« On est passé d’une période où il fallait lutter contre la fracture numérique à aujourd’hui, où c’est l’overdose numérique ». Pour Antony Mareuil, professeur de Sciences et technologie au collège à Tours (Indre-et-Loire), le constat est alarmant. Depuis quelques années, il observe dans sa classe que ses élèves de 5e à la 3e « somnolaient, de plus en plus d’enfants avaient des difficultés de concentration, il y avait de l’agitation ». La raison selon lui ? La surexposition aux écrans.
Des interdictions contournées
Il a pu observer que la limitation d’âge pour accéder aux réseaux sociaux n’est pas toujours respectée : « Tous les enfants que je vois accèdent à Tiktok, Instagram, sans tenir compte de la limite d’âge actuelle, donc à 11 ans ils ont déjà Tiktok, Instagram sans la moindre difficulté », alerte-t-il. Avant de poursuivre : « Des adolescents, dans certains cas extrêmes, peuvent avoir 16, 17, 18 heures de consommation de portable par jour pendant les vacances ». Ce qui l’a poussé à modifier sa pratique pédagogique en proposant un cours qu’il appelle « Esprit scientifique, esprit critique adapté aux réseaux sociaux ». Il a aussi rejoint le Collectif Surexposition écrans (CoSe) pour s’informer et échanger avec des médecins et des psychologues.
« 20 heures de prévention » contre « 1800 heures de réseaux sociaux par an »
Mais pour Antony Mareuil, le combat est déséquilibré. Entre le temps consacré à la sensibilisation et le temps passé sur les écrans par les enfants, il y a un gap : « Les enfants sont censés avoir 16 heures d’éducation aux médias et à l’information par an. En tout, on propose à un enfant une vingtaine d’heures maximum sur la prévention dans l’usage des réseaux sociaux. Alors que l’enfant, il est à 1800 heures de réseaux sociaux par an. On a d’un côté 20h de prévention, de l’autre, 1800 heures de pratique ! » dénonce le professeur de Sciences et Technologie.
Pour l’enseignant, l’Éducation nationale doit maintenant se défaire de certains outils numériques. Et si au départ, détaille-t-il, ça a été une bataille de mettre en place des Espaces Numériques de Travail de manière généralisée en France, « il faut maintenant faire machine arrière. Comme ça a été proposé par la commission d’enquête parlementaire en avril 2024, il faudrait probablement fermer l’accès aux ENT à partir d’une certaine heure », propose Antony Mareuil.

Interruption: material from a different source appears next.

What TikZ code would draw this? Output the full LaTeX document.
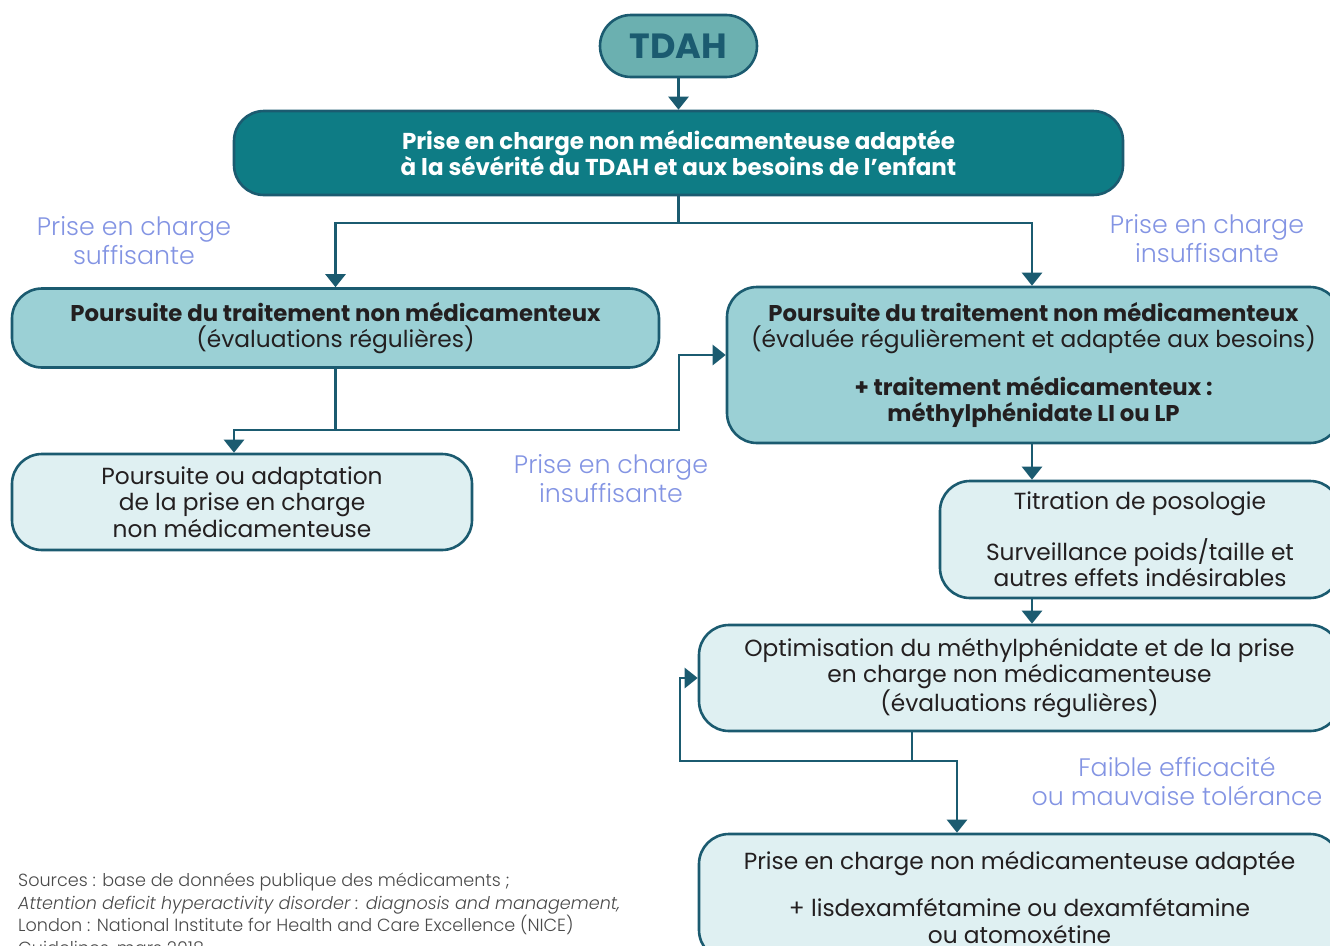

Le soutien de Mickaël Vallet, sénateur engagé sur ces sujets de surexposition aux écrans
Pour le sénateur socialiste de la Charente-Maritime, Mickaël Vallet, il faut sortir de ces injonctions contradictoires entre limitation et nécessité d’utiliser les écrans prônée par l’Éducation nationale : « Tant que vous aurez des notes qui peuvent tomber à 20h ou 22h le dimanche soir sur ces applis, les enfants vont rafraîchir Pronote. Ce sont des exemples que je vois personnellement et concrètement », assure t-il. « Monsieur (Antony Mareuil) fait œuvre utile, mais la question est systémique, par le haut et par le bas ».
Pour le sénateur, il faudrait développer ces cours de prévention, avant d’interpeller la ministre de l’Éducation nationale Élisabeth Borne qui a annoncé vouloir imposer une limite horaire à l’utilisation de ces outils : « Je ne vois pas ce qui retient la ministre de l’Éducation nationale de poser certains principes sur la question de l’ENT ».